When a donor asks me, “How much of my donation goes to the cause?”  My answer is “It all goes toward the cause.  Everything we do here gets us closer to ____(whatever your mission is).”

I can’t think of any nonprofit that can operate without electricity.  Whenever there is a hurricane, we get to try it.  It never works.  So yes, the electric bill benefits the cause.  You can’t operate without raising money.  We tried hoping that the money would just magically appear, and it didn’t work.  So yes, the fundraising expenses help us rescue abandoned animals or feed the hungry or whatever the mission is.

Beginning today, quit advertising your overhead ratio.  Do you really think your overhead ratio is more convincing to donors than a story about the people whose lives you have improved?

Beginning today, when a donor asks you, “How much goes toward the cause?”  Tell them that everything you do goes toward the cause.

This is a hot topic in the nonprofit community right now.  If you have any thoughts about the overhead ratio or how we should evaluate nonprofits, please share them in the comments below.

Posted in Nonprofit issues

4 Responses

  1. Elle

    I agree with this..” Beginning today, when a donor asks you, “How much goes toward the cause?” Tell them that everything you do goes toward the cause.” HOWEVER…salaries can get out of hand, and we’ve all seen it happen. In my opinion, if there’s suspicion of misuse of money, one should ask the tough questions about expenses. Who wants to fund the construction of a football field when there is no team to play? Not me!! Donors must do their due diligence.

  2. Karen Climer

    Elle, thanks for your comments. You are correct that there are nonprofits that pay exorbitant salaries in proportion to their budgets or waste money on stupid things. Those nonprofits deserve to lose their donors. Furthermore, their governing boards deserve to be tarred and feathered. These bad nonprofits are the reason that donors come up with these arbitrary rules like, “I won’t give to any nonprofit that pays their CEO more than $100,000.”

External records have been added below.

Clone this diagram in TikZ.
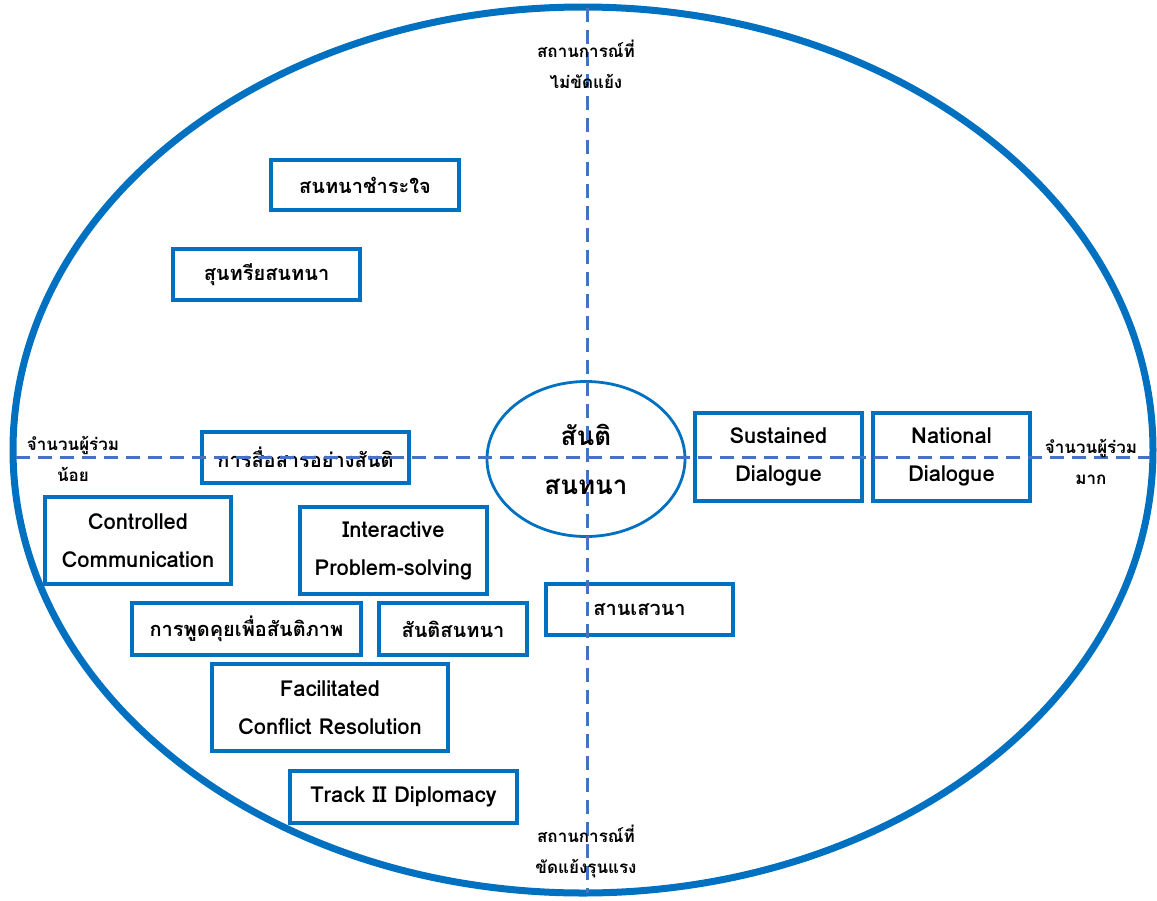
\documentclass[tikz,border=0pt]{standalone}
\usepackage{fontspec}
\setmainfont[Script=Thai]{Loma}
\usetikzlibrary{shapes.geometric}
\definecolor{rimblue}{RGB}{0,112,192}
\definecolor{axisblue}{RGB}{68,114,196}
\tikzset{
  bx/.style={draw=rimblue, line width=3.5pt, rectangle, inner sep=0pt, align=center,
             font=\fontsize{20}{38}\selectfont\bfseries},
  lbx/.style={bx, font=\fontsize{22}{38}\selectfont\bfseries},
  axis/.style={draw=axisblue, line width=3pt, dash pattern=on 14pt off 8pt},
  lbl/.style={inner sep=0pt, align=center, font=\fontsize{17}{31}\selectfont\bfseries},
}
\begin{document}
\begin{tikzpicture}[x=1pt, y=-1pt]
\useasboundingbox (0,0) rectangle (1157,900);

% outer frame
\node[draw=rimblue, line width=7pt, ellipse, minimum width=1140pt, minimum height=886pt, inner sep=0pt] (rim) at (583,450) {};

% centre
\node[draw=rimblue, line width=2.8pt, ellipse, minimum width=198pt, minimum height=155pt, inner sep=0pt,
      align=center, font=\fontsize{26}{49}\selectfont\bfseries] (core) at (586,459) {สันติ\\สนทนา};

% boxes
\node[bx, minimum width=188pt, minimum height=50pt] (b1) at (365,185) {สนทนาชำระใจ};
\node[bx, minimum width=187pt, minimum height=51pt] (b2) at (266.5,274.5) {สุนทรียสนทนา};
\node[bx, minimum width=207pt, minimum height=51pt] (b3) at (305.5,457.5) {การสื่อสารอย่างสันติ};
\node[lbx, minimum width=167pt, minimum height=88pt] (b4) at (778.5,457) {Sustained\\Dialogue};
\node[lbx, minimum width=157pt, minimum height=88pt] (b5) at (951.5,457) {National\\Dialogue};
\node[lbx, minimum width=186pt, minimum height=87pt] (b6) at (138,540.5) {Controlled\\Communication};
\node[lbx, minimum width=187pt, minimum height=87pt] (b7) at (393.5,550.5) {Interactive\\Problem-solving};
\node[bx, minimum width=187pt, minimum height=51pt] (b8) at (639.5,609.5) {สานเสวนา};
\node[bx, minimum width=229pt, minimum height=52pt] (b9) at (246.5,629) {การพูดคุยเพื่อสันติภาพ};
\node[bx, minimum width=148pt, minimum height=52pt] (b10) at (453,629) {สันติสนทนา};
\node[lbx, minimum width=236pt, minimum height=87pt] (b11) at (330,707.5) {Facilitated\\Conflict Resolution};
\node[lbx, minimum width=227pt, minimum height=52pt] (b12) at (403.5,797) {Track II Diplomacy};

% axes
\coordinate (top) at (587,8);
\coordinate (bot) at (587,893);
\coordinate (lft) at (16,457);
\coordinate (rgt) at (1150,457);
\draw[axis] (top) -- (bot);
\draw[axis] (lft) -- (rgt);

% axis labels
\node[lbl] (tl) at (586,64) {สถานการณ์ที่\\ไม่ขัดแย้ง};
\node[lbl] (bl) at (586,851) {สถานการณ์ที่\\ขัดแย้งรุนแรง};
\node[lbl] (ll) at (73,459) {จำนวนผู้ร่วม\\น้อย};
\node[lbl] (rl) at (1091,462) {จำนวนผู้ร่วม\\มาก};
\end{tikzpicture}
\end{document}
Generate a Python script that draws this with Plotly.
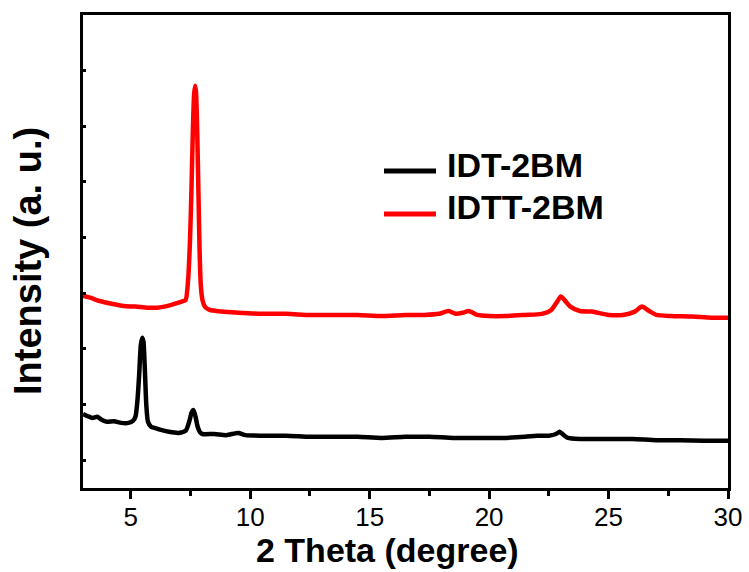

    But, maybe there is a good reason for the salary or other expenses. The donor absolutely should ask questions, as you suggested. Sometimes, you have to dig really deep. Questions hold the charity accountable and get the donor more involved in both the charity and the cause.

    Thanks again for your comment.

  3. Amy Climer

    I tried to read the My Word Column, but it looks like it’s for subscribers only. Oh well!

    Great points though!

  4. Karen Climer

    Try the link again. I made a change so it should work.